The recent vote by the Minnesota Nurses Association to authorize a second unfair labor practices strike across Allina hospitals is an exciting and hopeful show of support between co-workers, but I fear that some onlookers outside of the hospitals suspect the nurses to be selfishly pursuing unreasonable demands from their employer.
Among other issues such as safe nurse-patient ratios and protection from violent patients, an overwhelming majority (more than two-thirds) of nurses are voting to keep their existing health insurance plans. These quality plans help them and their families stay healthy, a benefit for the entire community. Accusations of "selfishness" ignore the fact that union-led organizing efforts benefit all nurses and related professionals, union or not, as they raise the quality of compensation that any company must provide to remain competitive. Common arguments like "If I don't have it, why should they" ignore union-led successes such as the 40-hour workweek, the weekend and fair labor standards; unheard-of concepts that all started with the audacious demands of laborers and were achieved through organization. While these arguments are ironically selfish themselves, they also take the bizarre approach to equality that ends with us all fighting over scraps. Allina's highly compensated executive team is willing to open the company coffers, millions of dollars each week, to survive an open-ended strike. Solidarity is the coin of the nurses as they and their families risk heavy financial tolls bankrolling their own fight.

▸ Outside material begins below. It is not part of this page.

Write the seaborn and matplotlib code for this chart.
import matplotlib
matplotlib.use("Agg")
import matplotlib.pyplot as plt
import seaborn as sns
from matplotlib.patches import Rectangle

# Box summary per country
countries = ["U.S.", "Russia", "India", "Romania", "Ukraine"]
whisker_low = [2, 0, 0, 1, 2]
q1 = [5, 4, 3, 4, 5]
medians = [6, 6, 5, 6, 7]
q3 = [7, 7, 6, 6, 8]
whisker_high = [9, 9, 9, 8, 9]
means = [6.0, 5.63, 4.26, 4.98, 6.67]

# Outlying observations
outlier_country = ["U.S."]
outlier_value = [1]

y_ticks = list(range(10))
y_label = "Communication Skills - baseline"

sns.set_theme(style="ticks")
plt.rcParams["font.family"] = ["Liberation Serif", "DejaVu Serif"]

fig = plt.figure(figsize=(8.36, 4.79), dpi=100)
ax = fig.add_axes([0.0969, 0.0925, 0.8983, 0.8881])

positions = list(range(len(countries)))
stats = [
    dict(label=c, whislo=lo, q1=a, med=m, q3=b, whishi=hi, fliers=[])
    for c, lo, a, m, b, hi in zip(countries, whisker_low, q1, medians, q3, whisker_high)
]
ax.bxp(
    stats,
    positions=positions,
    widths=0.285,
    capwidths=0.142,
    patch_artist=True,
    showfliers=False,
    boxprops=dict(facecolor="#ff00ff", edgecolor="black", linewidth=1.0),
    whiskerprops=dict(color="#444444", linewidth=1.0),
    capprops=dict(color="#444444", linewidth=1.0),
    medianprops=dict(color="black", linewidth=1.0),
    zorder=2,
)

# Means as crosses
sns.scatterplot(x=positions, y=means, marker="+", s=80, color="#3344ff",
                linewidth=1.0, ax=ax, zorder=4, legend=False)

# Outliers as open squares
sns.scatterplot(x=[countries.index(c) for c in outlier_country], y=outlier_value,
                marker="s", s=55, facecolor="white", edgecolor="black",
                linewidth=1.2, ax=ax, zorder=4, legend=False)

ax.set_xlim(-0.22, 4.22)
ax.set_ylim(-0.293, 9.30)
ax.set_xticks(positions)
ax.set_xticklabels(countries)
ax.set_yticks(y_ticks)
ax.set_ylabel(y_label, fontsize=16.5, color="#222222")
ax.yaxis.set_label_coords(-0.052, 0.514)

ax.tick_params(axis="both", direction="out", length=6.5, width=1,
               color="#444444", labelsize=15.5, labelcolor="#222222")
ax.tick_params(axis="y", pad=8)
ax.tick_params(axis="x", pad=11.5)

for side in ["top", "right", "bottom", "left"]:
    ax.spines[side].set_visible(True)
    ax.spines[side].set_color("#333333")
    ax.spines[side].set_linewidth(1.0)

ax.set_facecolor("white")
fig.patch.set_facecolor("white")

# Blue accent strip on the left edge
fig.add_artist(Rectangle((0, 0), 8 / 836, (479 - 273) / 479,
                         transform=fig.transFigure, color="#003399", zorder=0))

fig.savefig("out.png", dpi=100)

The Allina nurses, through a direct democratic vote, have elected to challenge the race-to-the-bottom effort of Allina to squeeze more out of each employee. Every nurse in the region should be rallying behind their cause — and hope that their contracts are not next. They deserve the community's strong and loud support in the weeks ahead as well, as their fight for dignity and representation at work is also ours.
John Jones, Minneapolis
• • •
Allina wants nurses on the corporate medical insurance, thereby saving $10 million per year. Allina pays $20 million to cover a one-week strike. What am I missing here?
Mike Best, Chaska
LIGHT RAIL
It helps in understanding to frame this as money and power
Here's a likely perspective after reading your good articles about Southwest light rail:
There's a continuum from monarchy to anarchy, with one in-between stage called oligarchy, in which a few individuals or groups have inordinate sway. Add the adage from the close to 6,000 years of what I call the Abrahamic faiths — the love of money as the root of all evil. Of course, folks will deny the love factor in most situations. Yet if good things are not being done and negative things are, it can be deduced or induced after a cost-benefit analysis that the love of money is going on.

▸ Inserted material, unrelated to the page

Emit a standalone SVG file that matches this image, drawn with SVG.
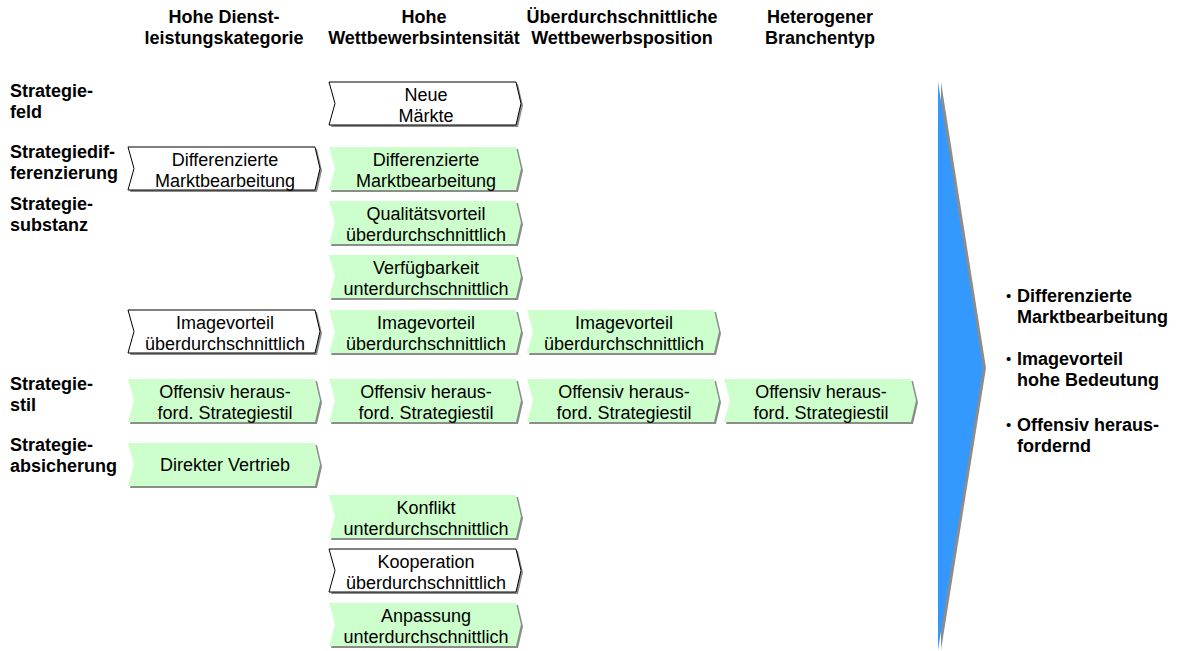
<svg xmlns="http://www.w3.org/2000/svg" xmlns:xlink="http://www.w3.org/1999/xlink" width="1179" height="651" viewBox="0 0 1179 651">
<style>
.sh{fill:#8c8c8c}
.w{fill:#ffffff;stroke:#000000;stroke-width:1}
.g{fill:#ccffcc}
.t{font-family:"Liberation Sans",Arial,sans-serif;font-size:18px;fill:#000000;text-anchor:middle}
.h{font-family:"Liberation Sans",Arial,sans-serif;font-size:18px;font-weight:bold;fill:#000000;text-anchor:middle}
.l{font-family:"Liberation Sans",Arial,sans-serif;font-size:18px;font-weight:bold;fill:#000000}
.b{font-family:"Liberation Sans",Arial,sans-serif;font-size:15px;fill:#000000}
</style>
<defs>
<path id="chev" d="M0,0 H187 L192,21.5 L187,43 H0 L6,21.5 Z"/>
</defs>
<rect width="1179" height="651" fill="#ffffff"/>

<g id="headers">
<text class="h" x="224" y="23">Hohe Dienst-</text>
<text class="h" x="224" y="44">leistungskategorie</text>
<text class="h" x="424" y="23">Hohe</text>
<text class="h" x="424" y="44">Wettbewerbsintensität</text>
<text class="h" x="622" y="23">Überdurchschnittliche</text>
<text class="h" x="622" y="44">Wettbewerbsposition</text>
<text class="h" x="820" y="23">Heterogener</text>
<text class="h" x="820" y="44">Branchentyp</text>
</g>

<g id="row-labels">
<text class="l" x="10" y="97">Strategie-</text>
<text class="l" x="10" y="118">feld</text>
<text class="l" x="10" y="158">Strategiedif-</text>
<text class="l" x="10" y="179">ferenzierung</text>
<text class="l" x="10" y="210">Strategie-</text>
<text class="l" x="10" y="231">substanz</text>
<text class="l" x="10" y="390">Strategie-</text>
<text class="l" x="10" y="411">stil</text>
<text class="l" x="10" y="451">Strategie-</text>
<text class="l" x="10" y="472">absicherung</text>
</g>

<g id="connectors"></g>

<!-- Column 1 -->
<g id="c1-differenzierte" transform="translate(128,147)">
<use xlink:href="#chev" class="sh" x="2" y="2"/><use xlink:href="#chev" class="w"/>
<text class="t" x="97" y="18.5">Differenzierte</text><text class="t" x="97" y="39.5">Marktbearbeitung</text>
</g>
<g id="c1-imagevorteil" transform="translate(128,310)">
<use xlink:href="#chev" class="sh" x="2" y="2"/><use xlink:href="#chev" class="w"/>
<text class="t" x="97" y="18.5">Imagevorteil</text><text class="t" x="97" y="39.5">überdurchschnittlich</text>
</g>
<g id="c1-offensiv" transform="translate(128,379)">
<use xlink:href="#chev" class="sh" x="2" y="2"/><use xlink:href="#chev" class="g"/>
<text class="t" x="97" y="18.5">Offensiv heraus-</text><text class="t" x="97" y="39.5">ford. Strategiestil</text>
</g>
<g id="c1-direkter-vertrieb" transform="translate(128,443)">
<use xlink:href="#chev" class="sh" x="2" y="2"/><use xlink:href="#chev" class="g"/>
<text class="t" x="97" y="28">Direkter Vertrieb</text>
</g>

<!-- Column 2 -->
<g id="c2-neue-maerkte" transform="translate(329,82)">
<use xlink:href="#chev" class="sh" x="2" y="2"/><use xlink:href="#chev" class="w"/>
<text class="t" x="97" y="18.5">Neue</text><text class="t" x="97" y="39.5">Märkte</text>
</g>
<g id="c2-differenzierte" transform="translate(329,147)">
<use xlink:href="#chev" class="sh" x="2" y="2"/><use xlink:href="#chev" class="g"/>
<text class="t" x="97" y="18.5">Differenzierte</text><text class="t" x="97" y="39.5">Marktbearbeitung</text>
</g>
<g id="c2-qualitaetsvorteil" transform="translate(329,201)">
<use xlink:href="#chev" class="sh" x="2" y="2"/><use xlink:href="#chev" class="g"/>
<text class="t" x="97" y="18.5">Qualitätsvorteil</text><text class="t" x="97" y="39.5">überdurchschnittlich</text>
</g>
<g id="c2-verfuegbarkeit" transform="translate(329,255)">
<use xlink:href="#chev" class="sh" x="2" y="2"/><use xlink:href="#chev" class="g"/>
<text class="t" x="97" y="18.5">Verfügbarkeit</text><text class="t" x="97" y="39.5">unterdurchschnittlich</text>
</g>
<g id="c2-imagevorteil" transform="translate(329,310)">
<use xlink:href="#chev" class="sh" x="2" y="2"/><use xlink:href="#chev" class="g"/>
<text class="t" x="97" y="18.5">Imagevorteil</text><text class="t" x="97" y="39.5">überdurchschnittlich</text>
</g>
<g id="c2-offensiv" transform="translate(329,379)">
<use xlink:href="#chev" class="sh" x="2" y="2"/><use xlink:href="#chev" class="g"/>
<text class="t" x="97" y="18.5">Offensiv heraus-</text><text class="t" x="97" y="39.5">ford. Strategiestil</text>
</g>
<g id="c2-konflikt" transform="translate(329,495)">
<use xlink:href="#chev" class="sh" x="2" y="2"/><use xlink:href="#chev" class="g"/>
<text class="t" x="97" y="18.5">Konflikt</text><text class="t" x="97" y="39.5">unterdurchschnittlich</text>
</g>
<g id="c2-kooperation" transform="translate(329,549)">
<use xlink:href="#chev" class="sh" x="2" y="2"/><use xlink:href="#chev" class="w"/>
<text class="t" x="97" y="18.5">Kooperation</text><text class="t" x="97" y="39.5">überdurchschnittlich</text>
</g>
<g id="c2-anpassung" transform="translate(329,603)">
<use xlink:href="#chev" class="sh" x="2" y="2"/><use xlink:href="#chev" class="g"/>
<text class="t" x="97" y="18.5">Anpassung</text><text class="t" x="97" y="39.5">unterdurchschnittlich</text>
</g>

<!-- Column 3 -->
<g id="c3-imagevorteil" transform="translate(527,310)">
<use xlink:href="#chev" class="sh" x="2" y="2"/><use xlink:href="#chev" class="g"/>
<text class="t" x="97" y="18.5">Imagevorteil</text><text class="t" x="97" y="39.5">überdurchschnittlich</text>
</g>
<g id="c3-offensiv" transform="translate(527,379)">
<use xlink:href="#chev" class="sh" x="2" y="2"/><use xlink:href="#chev" class="g"/>
<text class="t" x="97" y="18.5">Offensiv heraus-</text><text class="t" x="97" y="39.5">ford. Strategiestil</text>
</g>

<!-- Column 4 -->
<g id="c4-offensiv" transform="translate(724,379)">
<use xlink:href="#chev" class="sh" x="2" y="2"/><use xlink:href="#chev" class="g"/>
<text class="t" x="97" y="18.5">Offensiv heraus-</text><text class="t" x="97" y="39.5">ford. Strategiestil</text>
</g>

<!-- Result arrow -->
<g id="result-arrow">
<polygon points="941,82 986,368 941,650" fill="#8c8c8c"/>
<polygon points="938,82 983,368 938,650" fill="#3399ff"/>
</g>

<g id="result-text">
<text class="b" x="1006" y="301">•</text>
<text class="l" x="1017" y="302">Differenzierte</text>
<text class="l" x="1017" y="323">Marktbearbeitung</text>
<text class="b" x="1006" y="364">•</text>
<text class="l" x="1017" y="365">Imagevorteil</text>
<text class="l" x="1017" y="386">hohe Bedeutung</text>
<text class="b" x="1006" y="430">•</text>
<text class="l" x="1017" y="431">Offensiv heraus-</text>
<text class="l" x="1017" y="452">fordernd</text>
</g>
</svg>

A key fact in the coverage was that light rail costs about $2 billion (one time) to install, plus maintenance, but the car/gas industry brings in about $10 billion yearly. What I call the oligarchy doesn't want the latter threatened. (Remember Eisenhower's Texas oilmen warning. Now we have North Dakota ones, too.) Moving away from fossil fuel as we witness climate change is positive, while losing many socioeconomic benefits and federal dollars is not. Clearly, the love of money is a factor in opposition to the line.